Signs of Heat Stroke

• Vomiting
• Malaise/lethargy
• Excessive panting
• Dark red or dark pink gums
• Collapse
• Elevated heart rate
• Diarrhea, progressing to bloody diarrhea
• Bruising
• Kidney failure
• Difficulty breathing

Surface Issues
Anything that’s good for your joints is good for your dog’s, which means running on any soft ground surface (grass, dirt trails, beach) is better than unforgiving pavement. You have protective shoes to protect your feet; myriad dog shoes and booties are manufactured to protect pads against surface heat, road/trail debris and ice and snow.

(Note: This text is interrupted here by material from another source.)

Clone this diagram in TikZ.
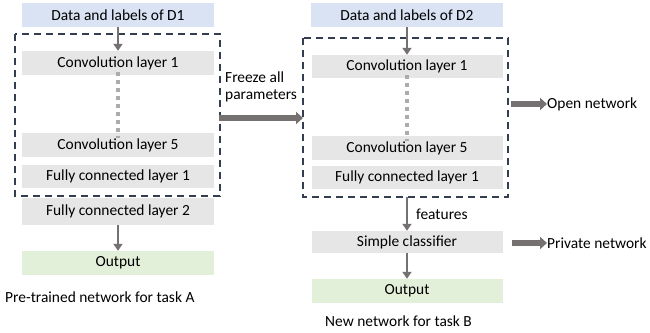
\documentclass[tikz,border=0pt]{standalone}
\usepackage{fontspec}
\setmainfont{Carlito}
\usetikzlibrary{arrows.meta}
\definecolor{datablue}{HTML}{DAE3F3}
\definecolor{layergrey}{HTML}{E7E6E6}
\definecolor{outgreen}{HTML}{E2F0D9}
\definecolor{framenavy}{HTML}{333F50}
\definecolor{arrowgrey}{HTML}{767171}
\definecolor{dotgrey}{HTML}{AFABAB}
\begin{document}
\begin{tikzpicture}[x=1bp,y=-1bp,
  font=\fontsize{15.5}{19}\selectfont,
  layerbox/.style={fill=layergrey, inner sep=0pt},
  databox/.style={fill=datablue, inner sep=0pt},
  outbox/.style={fill=outgreen, inner sep=0pt},
  frame/.style={draw=framenavy, line width=1.8bp, dash pattern=on 7bp off 5bp},
  flow/.style={draw=arrowgrey, line width=2.8bp, -{Triangle[width=9bp,length=7bp]}},
  bigflow/.style={draw=arrowgrey, line width=5.5bp, -{Triangle[width=12bp,length=7bp]}},
  dots/.style={draw=dotgrey, line width=4bp, dash pattern=on 4bp off 4bp},
  plain/.style={inner sep=0pt, anchor=west}]
\useasboundingbox (0,0) rectangle (650,332);

% ---- pre-trained network (task A) ----
\node[databox, minimum width=192bp, minimum height=24bp] (d1) at (118,15) {Data and labels of D1};
\node[layerbox, minimum width=192bp, minimum height=24bp] (a1) at (118,63) {Convolution layer 1};
\node[layerbox, minimum width=192bp, minimum height=24bp] (a5) at (118,145) {Convolution layer 5};
\node[layerbox, minimum width=192bp, minimum height=23bp] (af1) at (118,176.5) {Fully connected layer 1};
\node[layerbox, minimum width=192bp, minimum height=27bp] (af2) at (118,211.5) {Fully connected layer 2};
\node[outbox, minimum width=192bp, minimum height=24bp] (ao) at (118,263) {Output};
\node[plain] (capa) at (5,297) {Pre-trained network for task A};
\draw[frame] (15,34) rectangle (220,196);
\coordinate (fA) at (219,118);

\draw[flow] (d1.south) -- (a1.north);
\draw[dots] ([yshift=3bp]a1.south) -- ([yshift=-5bp]a5.north);
\draw[flow] (af2.south) -- (ao.north);

% ---- new network (task B) ----
\node[databox, minimum width=192bp, minimum height=24bp] (d2) at (407,15) {Data and labels of D2};
\node[layerbox, minimum width=191bp, minimum height=23bp] (b1) at (407,66.5) {Convolution layer 1};
\node[layerbox, minimum width=191bp, minimum height=24bp] (b5) at (407,148) {Convolution layer 5};
\node[layerbox, minimum width=191bp, minimum height=23bp] (bf1) at (407,177.5) {Fully connected layer 1};
\node[layerbox, minimum width=191bp, minimum height=22bp] (bc) at (407,242) {Simple classifier};
\node[outbox, minimum width=191bp, minimum height=24bp] (bo) at (407,291) {Output};
\node[plain] (capb) at (325,321) {New network for task B};
\draw[frame] (303,38) rectangle (508,197);
\coordinate (fB) at (303,118);
\coordinate (bt) at (407,197);

\draw[flow] (d2.south) -- (b1.north);
\draw[dots] ([yshift=3bp]b1.south) -- ([yshift=-5bp]b5.north);
\draw[flow] (bt) -- (bc.north);
\node[plain] (feat) at (416,214) {features};
\draw[flow] (bc.south) -- (bo.north);

% ---- transfer and outputs ----
\draw[bigflow] (fA) -- (fB);
\node[plain, align=left, anchor=north west, font=\fontsize{15.5}{16.5}\selectfont] (frz) at (225,72) {Freeze all\\parameters};

\coordinate (on0) at (511,104);
\node[plain] (open) at (547,104) {Open network};
\draw[bigflow] (on0) -- (open.west);

\coordinate (pn0) at (512,243);
\node[plain] (priv) at (547,243) {Private network};
\draw[bigflow] (pn0) -- (priv.west);
\end{tikzpicture}
\end{document}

Unfortunately, not all products fit great, and some dogs can’t stand to wear them.
In areas where snow and ice are common, wash your dog’s paws immediately after a run, as salt and other chemicals can be toxic—particularly for lickers. During hot summer months, if you’re not going to jog on grass, a dirt trail or at the beach, face your palm down flat on the pavement to test the surface temperature—you might be surprised by how hot it can get. If your hand doesn’t burn after keeping it in place, your dog’s pads are safe.
Abraded paws signal you need to rethink your co-jogging routine. While pads are tougher than human feet and have diminished pain sensation, abrasions and raw pads are painful!
Always check paws during run breaks and post-exercise sessions.

Feel Their Pain
Remember to adjust your expectations as your dog transitions into his senior years. His spirit makes him want to join you just as much as ever, but his body isn’t up to the task.
Dogs with osteoarthritis or orthopedic problems still need regular exercise—pets that remain trim live longer and suffer less from osteoarthritis and other physical issues. However, once a dog has developed osteoarthritis, the constant pounding of running is painful. Slow your pace so your dog can walk quickly beside you. Take walks in the park or at the beach. Swimming is an excellent alternative once your dog passes the point of “sore” return on bones and joints.